### PROVIDED INFORMATION

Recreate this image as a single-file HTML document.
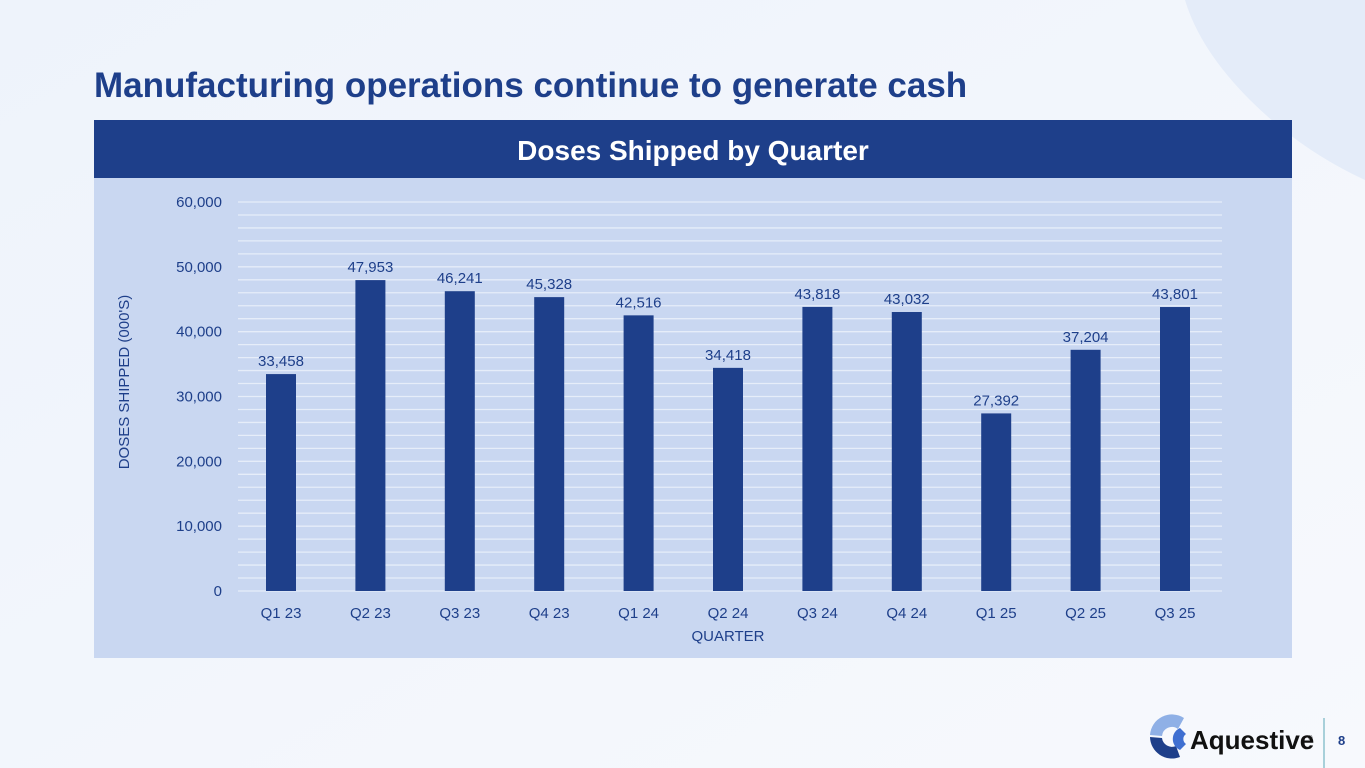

--

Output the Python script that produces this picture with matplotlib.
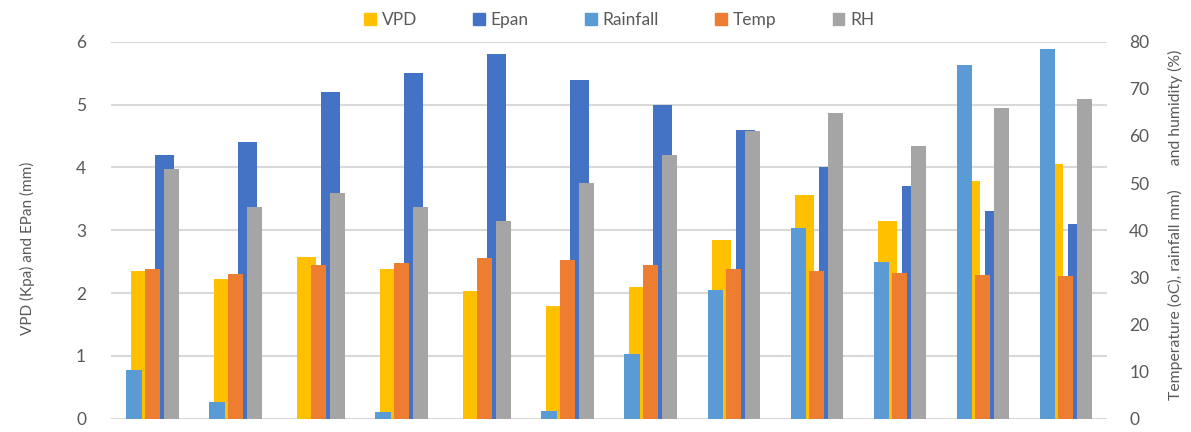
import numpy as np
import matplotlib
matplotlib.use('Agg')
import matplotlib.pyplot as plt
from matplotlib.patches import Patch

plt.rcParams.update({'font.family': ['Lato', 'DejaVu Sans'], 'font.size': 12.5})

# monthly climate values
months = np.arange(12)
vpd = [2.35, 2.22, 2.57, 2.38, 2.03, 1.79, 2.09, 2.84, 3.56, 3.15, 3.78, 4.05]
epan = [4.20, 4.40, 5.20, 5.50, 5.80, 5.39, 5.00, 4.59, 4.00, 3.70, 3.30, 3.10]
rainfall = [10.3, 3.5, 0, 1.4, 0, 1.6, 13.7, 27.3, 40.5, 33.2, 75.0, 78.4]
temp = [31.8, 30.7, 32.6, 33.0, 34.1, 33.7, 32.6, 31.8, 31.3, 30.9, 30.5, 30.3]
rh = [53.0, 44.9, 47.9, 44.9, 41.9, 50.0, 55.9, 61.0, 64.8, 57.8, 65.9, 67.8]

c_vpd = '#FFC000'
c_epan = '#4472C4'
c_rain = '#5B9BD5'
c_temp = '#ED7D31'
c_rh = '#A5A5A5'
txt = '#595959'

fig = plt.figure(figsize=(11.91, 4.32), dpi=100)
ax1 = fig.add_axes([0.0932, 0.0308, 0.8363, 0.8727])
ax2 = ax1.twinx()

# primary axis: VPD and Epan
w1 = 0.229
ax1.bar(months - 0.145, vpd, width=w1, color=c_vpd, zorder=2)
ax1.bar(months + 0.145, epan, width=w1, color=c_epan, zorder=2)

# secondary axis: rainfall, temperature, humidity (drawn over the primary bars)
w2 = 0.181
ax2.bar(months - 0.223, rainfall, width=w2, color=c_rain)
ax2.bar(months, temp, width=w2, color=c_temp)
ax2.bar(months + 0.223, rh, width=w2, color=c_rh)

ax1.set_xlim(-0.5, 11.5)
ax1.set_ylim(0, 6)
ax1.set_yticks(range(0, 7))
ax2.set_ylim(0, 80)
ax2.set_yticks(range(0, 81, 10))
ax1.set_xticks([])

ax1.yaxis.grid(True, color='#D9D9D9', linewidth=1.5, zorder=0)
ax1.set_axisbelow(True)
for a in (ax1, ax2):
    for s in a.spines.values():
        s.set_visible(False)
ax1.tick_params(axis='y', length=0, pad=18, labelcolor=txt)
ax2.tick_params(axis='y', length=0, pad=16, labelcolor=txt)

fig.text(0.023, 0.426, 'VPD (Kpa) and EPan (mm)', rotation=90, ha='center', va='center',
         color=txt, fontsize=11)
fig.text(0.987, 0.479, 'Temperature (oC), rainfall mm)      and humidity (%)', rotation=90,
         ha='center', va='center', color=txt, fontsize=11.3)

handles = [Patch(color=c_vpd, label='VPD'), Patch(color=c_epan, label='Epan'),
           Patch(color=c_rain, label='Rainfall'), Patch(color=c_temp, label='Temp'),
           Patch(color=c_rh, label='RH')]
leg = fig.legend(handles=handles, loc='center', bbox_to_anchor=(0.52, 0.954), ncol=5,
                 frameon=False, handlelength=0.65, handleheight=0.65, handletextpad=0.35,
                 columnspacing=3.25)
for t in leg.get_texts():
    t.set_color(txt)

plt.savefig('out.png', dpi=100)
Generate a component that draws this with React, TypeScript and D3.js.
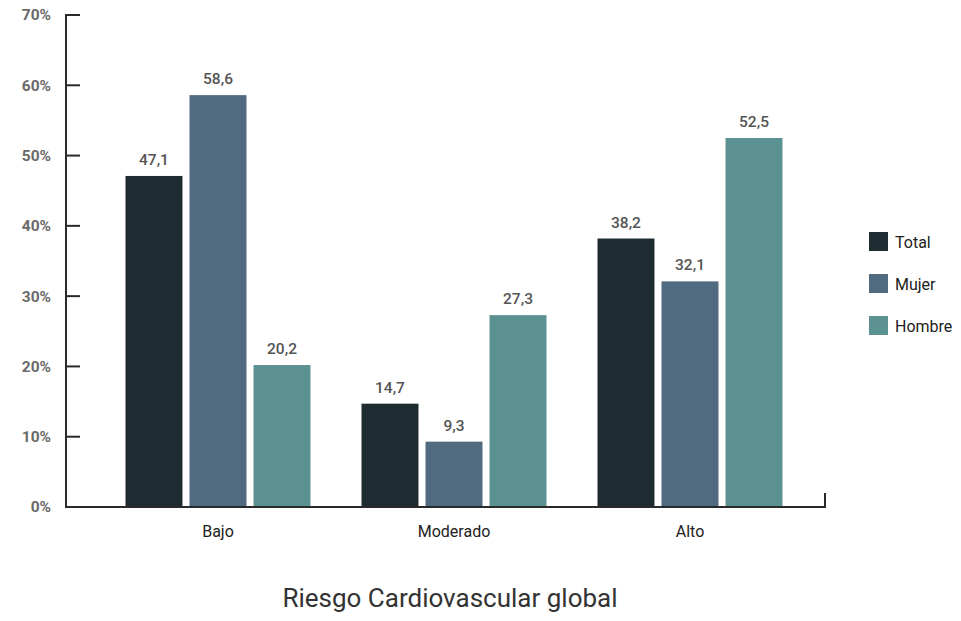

### YOUR GOAL
Leave out the pictures and give again exactly the lines from the one with "Output the Python" through the one with "ax1.set_xticks([])", and no others.

### CORRECT ANSWER
Output the Python script that produces this picture with matplotlib.
import numpy as np
import matplotlib
matplotlib.use('Agg')
import matplotlib.pyplot as plt
from matplotlib.patches import Patch

plt.rcParams.update({'font.family': ['Lato', 'DejaVu Sans'], 'font.size': 12.5})

# monthly climate values
months = np.arange(12)
vpd = [2.35, 2.22, 2.57, 2.38, 2.03, 1.79, 2.09, 2.84, 3.56, 3.15, 3.78, 4.05]
epan = [4.20, 4.40, 5.20, 5.50, 5.80, 5.39, 5.00, 4.59, 4.00, 3.70, 3.30, 3.10]
rainfall = [10.3, 3.5, 0, 1.4, 0, 1.6, 13.7, 27.3, 40.5, 33.2, 75.0, 78.4]
temp = [31.8, 30.7, 32.6, 33.0, 34.1, 33.7, 32.6, 31.8, 31.3, 30.9, 30.5, 30.3]
rh = [53.0, 44.9, 47.9, 44.9, 41.9, 50.0, 55.9, 61.0, 64.8, 57.8, 65.9, 67.8]

c_vpd = '#FFC000'
c_epan = '#4472C4'
c_rain = '#5B9BD5'
c_temp = '#ED7D31'
c_rh = '#A5A5A5'
txt = '#595959'

fig = plt.figure(figsize=(11.91, 4.32), dpi=100)
ax1 = fig.add_axes([0.0932, 0.0308, 0.8363, 0.8727])
ax2 = ax1.twinx()

# primary axis: VPD and Epan
w1 = 0.229
ax1.bar(months - 0.145, vpd, width=w1, color=c_vpd, zorder=2)
ax1.bar(months + 0.145, epan, width=w1, color=c_epan, zorder=2)

# secondary axis: rainfall, temperature, humidity (drawn over the primary bars)
w2 = 0.181
ax2.bar(months - 0.223, rainfall, width=w2, color=c_rain)
ax2.bar(months, temp, width=w2, color=c_temp)
ax2.bar(months + 0.223, rh, width=w2, color=c_rh)

ax1.set_xlim(-0.5, 11.5)
ax1.set_ylim(0, 6)
ax1.set_yticks(range(0, 7))
ax2.set_ylim(0, 80)
ax2.set_yticks(range(0, 81, 10))
ax1.set_xticks([])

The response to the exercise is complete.